▸ **RECORDS SUPPLIED**
/---

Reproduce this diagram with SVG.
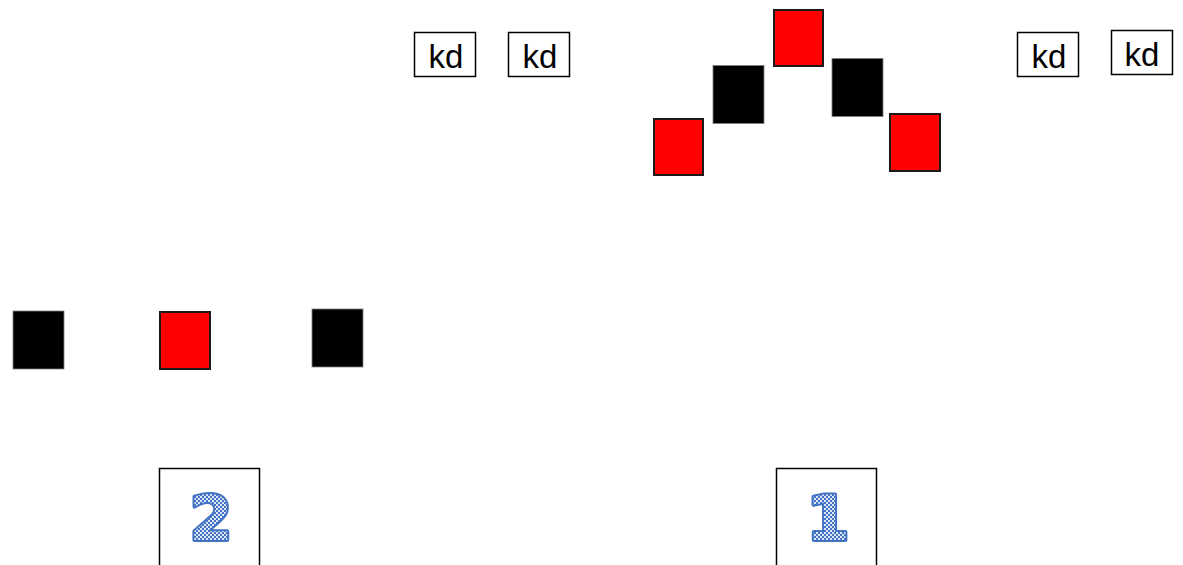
<svg xmlns="http://www.w3.org/2000/svg" width="1183" height="565" viewBox="0 0 1183 565">
<style>
.red{fill:#ff0000;stroke:#1a1a1a;stroke-width:2}
.blk{fill:#000000;stroke:#7f7f7f;stroke-width:0.8}
.lbl{fill:#ffffff;stroke:#000000;stroke-width:1.5}
.kd{font-family:"Liberation Sans",Arial,sans-serif;font-size:33px;fill:#000000;text-anchor:middle}
.num{fill:#ffffff;stroke:#000000;stroke-width:1.5}
.digit{font-family:"DejaVu Sans",sans-serif;font-weight:bold;font-size:62px;fill:url(#chk);stroke:#4472c4;stroke-width:4;stroke-linejoin:round;paint-order:stroke;text-anchor:middle}
</style>
<defs>
<pattern id="chk" width="4" height="4" patternUnits="userSpaceOnUse">
<rect width="4" height="4" fill="#4472c4"/>
<rect width="2" height="2" fill="#dce6f5"/>
<rect x="2" y="2" width="2" height="2" fill="#dce6f5"/>
</pattern>
</defs>
<rect width="1183" height="565" fill="#ffffff"/>
<g id="connectors"></g>
<g id="kd1"><rect class="lbl" x="414.5" y="32.5" width="61" height="44"/><text class="kd" x="446" y="68">kd</text></g>
<g id="kd2"><rect class="lbl" x="508.5" y="32.5" width="61" height="44"/><text class="kd" x="540" y="68">kd</text></g>
<g id="kd3"><rect class="lbl" x="1017.5" y="32.5" width="61" height="44"/><text class="kd" x="1049" y="68">kd</text></g>
<g id="kd4"><rect class="lbl" x="1111.5" y="30.5" width="61" height="44"/><text class="kd" x="1142" y="66">kd</text></g>
<g id="redTop"><rect class="red" x="774" y="10" width="49" height="56"/></g>
<g id="blackLeft"><rect class="blk" x="713" y="65.5" width="51" height="58"/></g>
<g id="redLeft"><rect class="red" x="654" y="119" width="49" height="56"/></g>
<g id="blackRight"><rect class="blk" x="832" y="58.5" width="51" height="58"/></g>
<g id="redRight"><rect class="red" x="890" y="114" width="50" height="57"/></g>
<g id="black1"><rect class="blk" x="13" y="311" width="51" height="58"/></g>
<g id="red2"><rect class="red" x="160" y="312" width="50" height="57"/></g>
<g id="black3"><rect class="blk" x="312" y="309" width="51" height="58"/></g>
<g id="box2"><rect class="num" x="159.5" y="468.5" width="100" height="110"/><text class="digit" x="211" y="540">2</text></g>
<g id="box1"><rect class="num" x="776.5" y="468.5" width="100" height="110"/><text class="digit" x="828" y="540">1</text></g>
</svg>
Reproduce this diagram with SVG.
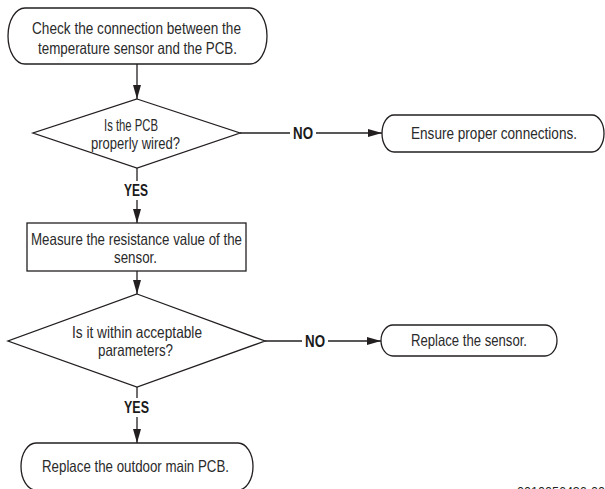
<svg xmlns="http://www.w3.org/2000/svg" width="605" height="489" viewBox="0 0 605 489">
<style>
.shape{fill:#fff;stroke:#231f20;stroke-width:1.3}
.conn{fill:none;stroke:#231f20;stroke-width:1.3}
.t{font-family:"Liberation Sans",Arial,sans-serif;font-size:16.5px;fill:#2a2a2a;text-anchor:middle}
.b{font-weight:bold;fill:#1a1a1a}
.code{font-family:"Liberation Sans",Arial,sans-serif;font-size:12px;fill:#231f20;text-anchor:middle}
</style>
<defs>
<marker id="arr" markerUnits="userSpaceOnUse" markerWidth="14" markerHeight="8" refX="14" refY="4" orient="auto">
<path d="M0,0 L14,4 L0,8 z" fill="#231f20"/>
</marker>
</defs>
<rect width="605" height="489" fill="#fff"/>
<g id="connectors">
<line class="conn" x1="137" y1="64" x2="137" y2="99" marker-end="url(#arr)"/>
<line class="conn" x1="240" y1="133" x2="290" y2="133"/>
<line class="conn" x1="316" y1="133" x2="382" y2="133" marker-end="url(#arr)"/>
<line class="conn" x1="137" y1="168" x2="137" y2="181"/>
<line class="conn" x1="137" y1="200" x2="137" y2="223" marker-end="url(#arr)"/>
<line class="conn" x1="137" y1="271" x2="137" y2="294" marker-end="url(#arr)"/>
<line class="conn" x1="265" y1="341" x2="302" y2="341"/>
<line class="conn" x1="328" y1="341" x2="381" y2="341" marker-end="url(#arr)"/>
<line class="conn" x1="137" y1="387" x2="137" y2="398"/>
<line class="conn" x1="137" y1="417" x2="137" y2="443" marker-end="url(#arr)"/>
<text class="t b" x="303" y="139" textLength="20" lengthAdjust="spacingAndGlyphs">NO</text>
<text class="t b" x="136" y="196" textLength="24" lengthAdjust="spacingAndGlyphs">YES</text>
<text class="t b" x="315" y="347" textLength="20" lengthAdjust="spacingAndGlyphs">NO</text>
<text class="t b" x="136.5" y="413" textLength="25" lengthAdjust="spacingAndGlyphs">YES</text>
</g>
<g id="start">
<rect class="shape" x="8" y="8" width="259" height="56" rx="17" ry="28"/>
<text class="t" x="136.5" y="34" textLength="209" lengthAdjust="spacingAndGlyphs">Check the connection between the</text>
<text class="t" x="137.5" y="54" textLength="199" lengthAdjust="spacingAndGlyphs">temperature sensor and the PCB.</text>
</g>
<g id="decision1">
<polygon class="shape" points="137,99 240,133 137,168 33,133"/>
<text class="t" x="131" y="131" textLength="54" lengthAdjust="spacingAndGlyphs">Is the PCB</text>
<text class="t" x="135.5" y="149" textLength="89" lengthAdjust="spacingAndGlyphs">properly wired?</text>
</g>
<g id="ensure">
<rect class="shape" x="382" y="115" width="222" height="37" rx="12" ry="18.5"/>
<text class="t" x="494" y="139" textLength="166" lengthAdjust="spacingAndGlyphs">Ensure proper connections.</text>
</g>
<g id="measure">
<rect class="shape" x="27" y="223" width="219" height="48"/>
<text class="t" x="136.5" y="245" textLength="211" lengthAdjust="spacingAndGlyphs">Measure the resistance value of the</text>
<text class="t" x="135.5" y="263" textLength="43" lengthAdjust="spacingAndGlyphs">sensor.</text>
</g>
<g id="decision2">
<polygon class="shape" points="137,294 265,341 137,387 8,341"/>
<text class="t" x="137" y="338" textLength="130" lengthAdjust="spacingAndGlyphs">Is it within acceptable</text>
<text class="t" x="135.5" y="356" textLength="75" lengthAdjust="spacingAndGlyphs">parameters?</text>
</g>
<g id="replace-sensor">
<rect class="shape" x="381" y="325" width="176" height="31" rx="12" ry="15.5"/>
<text class="t" x="469" y="346" textLength="116" lengthAdjust="spacingAndGlyphs">Replace the sensor.</text>
</g>
<g id="replace-pcb">
<rect class="shape" x="21" y="443" width="232" height="47" rx="15" ry="23.5"/>
<text class="t" x="135.5" y="472" textLength="187" lengthAdjust="spacingAndGlyphs">Replace the outdoor main PCB.</text>
</g>
<text class="code" x="561" y="496" textLength="88" lengthAdjust="spacingAndGlyphs">0010056436-00</text>
</svg>
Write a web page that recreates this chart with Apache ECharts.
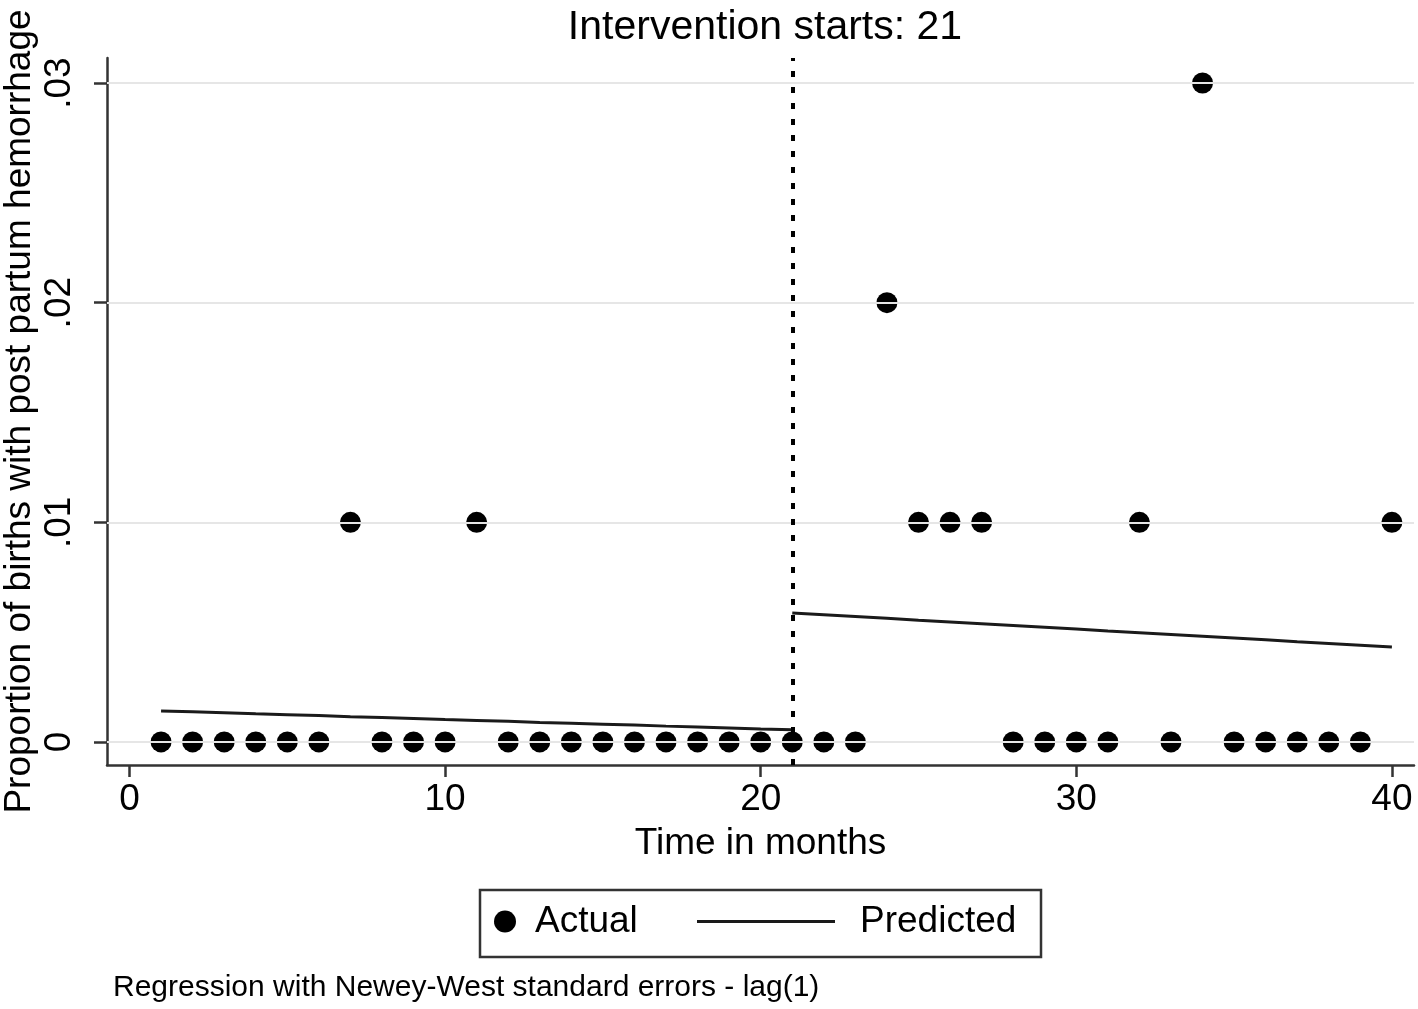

\---

▸ **CHALLENGE**
The pictures should not appear in the copy; every other part of the records above must be returned exactly.

▸ **RESULT OF THE EXERCISE**
Reproduce this diagram with SVG.
<svg xmlns="http://www.w3.org/2000/svg" width="1183" height="565" viewBox="0 0 1183 565">
<style>
.red{fill:#ff0000;stroke:#1a1a1a;stroke-width:2}
.blk{fill:#000000;stroke:#7f7f7f;stroke-width:0.8}
.lbl{fill:#ffffff;stroke:#000000;stroke-width:1.5}
.kd{font-family:"Liberation Sans",Arial,sans-serif;font-size:33px;fill:#000000;text-anchor:middle}
.num{fill:#ffffff;stroke:#000000;stroke-width:1.5}
.digit{font-family:"DejaVu Sans",sans-serif;font-weight:bold;font-size:62px;fill:url(#chk);stroke:#4472c4;stroke-width:4;stroke-linejoin:round;paint-order:stroke;text-anchor:middle}
</style>
<defs>
<pattern id="chk" width="4" height="4" patternUnits="userSpaceOnUse">
<rect width="4" height="4" fill="#4472c4"/>
<rect width="2" height="2" fill="#dce6f5"/>
<rect x="2" y="2" width="2" height="2" fill="#dce6f5"/>
</pattern>
</defs>
<rect width="1183" height="565" fill="#ffffff"/>
<g id="connectors"></g>
<g id="kd1"><rect class="lbl" x="414.5" y="32.5" width="61" height="44"/><text class="kd" x="446" y="68">kd</text></g>
<g id="kd2"><rect class="lbl" x="508.5" y="32.5" width="61" height="44"/><text class="kd" x="540" y="68">kd</text></g>
<g id="kd3"><rect class="lbl" x="1017.5" y="32.5" width="61" height="44"/><text class="kd" x="1049" y="68">kd</text></g>
<g id="kd4"><rect class="lbl" x="1111.5" y="30.5" width="61" height="44"/><text class="kd" x="1142" y="66">kd</text></g>
<g id="redTop"><rect class="red" x="774" y="10" width="49" height="56"/></g>
<g id="blackLeft"><rect class="blk" x="713" y="65.5" width="51" height="58"/></g>
<g id="redLeft"><rect class="red" x="654" y="119" width="49" height="56"/></g>
<g id="blackRight"><rect class="blk" x="832" y="58.5" width="51" height="58"/></g>
<g id="redRight"><rect class="red" x="890" y="114" width="50" height="57"/></g>
<g id="black1"><rect class="blk" x="13" y="311" width="51" height="58"/></g>
<g id="red2"><rect class="red" x="160" y="312" width="50" height="57"/></g>
<g id="black3"><rect class="blk" x="312" y="309" width="51" height="58"/></g>
<g id="box2"><rect class="num" x="159.5" y="468.5" width="100" height="110"/><text class="digit" x="211" y="540">2</text></g>
<g id="box1"><rect class="num" x="776.5" y="468.5" width="100" height="110"/><text class="digit" x="828" y="540">1</text></g>
</svg>
Reproduce this diagram with SVG.
<svg xmlns="http://www.w3.org/2000/svg" width="605" height="489" viewBox="0 0 605 489">
<style>
.shape{fill:#fff;stroke:#231f20;stroke-width:1.3}
.conn{fill:none;stroke:#231f20;stroke-width:1.3}
.t{font-family:"Liberation Sans",Arial,sans-serif;font-size:16.5px;fill:#2a2a2a;text-anchor:middle}
.b{font-weight:bold;fill:#1a1a1a}
.code{font-family:"Liberation Sans",Arial,sans-serif;font-size:12px;fill:#231f20;text-anchor:middle}
</style>
<defs>
<marker id="arr" markerUnits="userSpaceOnUse" markerWidth="14" markerHeight="8" refX="14" refY="4" orient="auto">
<path d="M0,0 L14,4 L0,8 z" fill="#231f20"/>
</marker>
</defs>
<rect width="605" height="489" fill="#fff"/>
<g id="connectors">
<line class="conn" x1="137" y1="64" x2="137" y2="99" marker-end="url(#arr)"/>
<line class="conn" x1="240" y1="133" x2="290" y2="133"/>
<line class="conn" x1="316" y1="133" x2="382" y2="133" marker-end="url(#arr)"/>
<line class="conn" x1="137" y1="168" x2="137" y2="181"/>
<line class="conn" x1="137" y1="200" x2="137" y2="223" marker-end="url(#arr)"/>
<line class="conn" x1="137" y1="271" x2="137" y2="294" marker-end="url(#arr)"/>
<line class="conn" x1="265" y1="341" x2="302" y2="341"/>
<line class="conn" x1="328" y1="341" x2="381" y2="341" marker-end="url(#arr)"/>
<line class="conn" x1="137" y1="387" x2="137" y2="398"/>
<line class="conn" x1="137" y1="417" x2="137" y2="443" marker-end="url(#arr)"/>
<text class="t b" x="303" y="139" textLength="20" lengthAdjust="spacingAndGlyphs">NO</text>
<text class="t b" x="136" y="196" textLength="24" lengthAdjust="spacingAndGlyphs">YES</text>
<text class="t b" x="315" y="347" textLength="20" lengthAdjust="spacingAndGlyphs">NO</text>
<text class="t b" x="136.5" y="413" textLength="25" lengthAdjust="spacingAndGlyphs">YES</text>
</g>
<g id="start">
<rect class="shape" x="8" y="8" width="259" height="56" rx="17" ry="28"/>
<text class="t" x="136.5" y="34" textLength="209" lengthAdjust="spacingAndGlyphs">Check the connection between the</text>
<text class="t" x="137.5" y="54" textLength="199" lengthAdjust="spacingAndGlyphs">temperature sensor and the PCB.</text>
</g>
<g id="decision1">
<polygon class="shape" points="137,99 240,133 137,168 33,133"/>
<text class="t" x="131" y="131" textLength="54" lengthAdjust="spacingAndGlyphs">Is the PCB</text>
<text class="t" x="135.5" y="149" textLength="89" lengthAdjust="spacingAndGlyphs">properly wired?</text>
</g>
<g id="ensure">
<rect class="shape" x="382" y="115" width="222" height="37" rx="12" ry="18.5"/>
<text class="t" x="494" y="139" textLength="166" lengthAdjust="spacingAndGlyphs">Ensure proper connections.</text>
</g>
<g id="measure">
<rect class="shape" x="27" y="223" width="219" height="48"/>
<text class="t" x="136.5" y="245" textLength="211" lengthAdjust="spacingAndGlyphs">Measure the resistance value of the</text>
<text class="t" x="135.5" y="263" textLength="43" lengthAdjust="spacingAndGlyphs">sensor.</text>
</g>
<g id="decision2">
<polygon class="shape" points="137,294 265,341 137,387 8,341"/>
<text class="t" x="137" y="338" textLength="130" lengthAdjust="spacingAndGlyphs">Is it within acceptable</text>
<text class="t" x="135.5" y="356" textLength="75" lengthAdjust="spacingAndGlyphs">parameters?</text>
</g>
<g id="replace-sensor">
<rect class="shape" x="381" y="325" width="176" height="31" rx="12" ry="15.5"/>
<text class="t" x="469" y="346" textLength="116" lengthAdjust="spacingAndGlyphs">Replace the sensor.</text>
</g>
<g id="replace-pcb">
<rect class="shape" x="21" y="443" width="232" height="47" rx="15" ry="23.5"/>
<text class="t" x="135.5" y="472" textLength="187" lengthAdjust="spacingAndGlyphs">Replace the outdoor main PCB.</text>
</g>
<text class="code" x="561" y="496" textLength="88" lengthAdjust="spacingAndGlyphs">0010056436-00</text>
</svg>
Write a web page that recreates this chart with Apache ECharts.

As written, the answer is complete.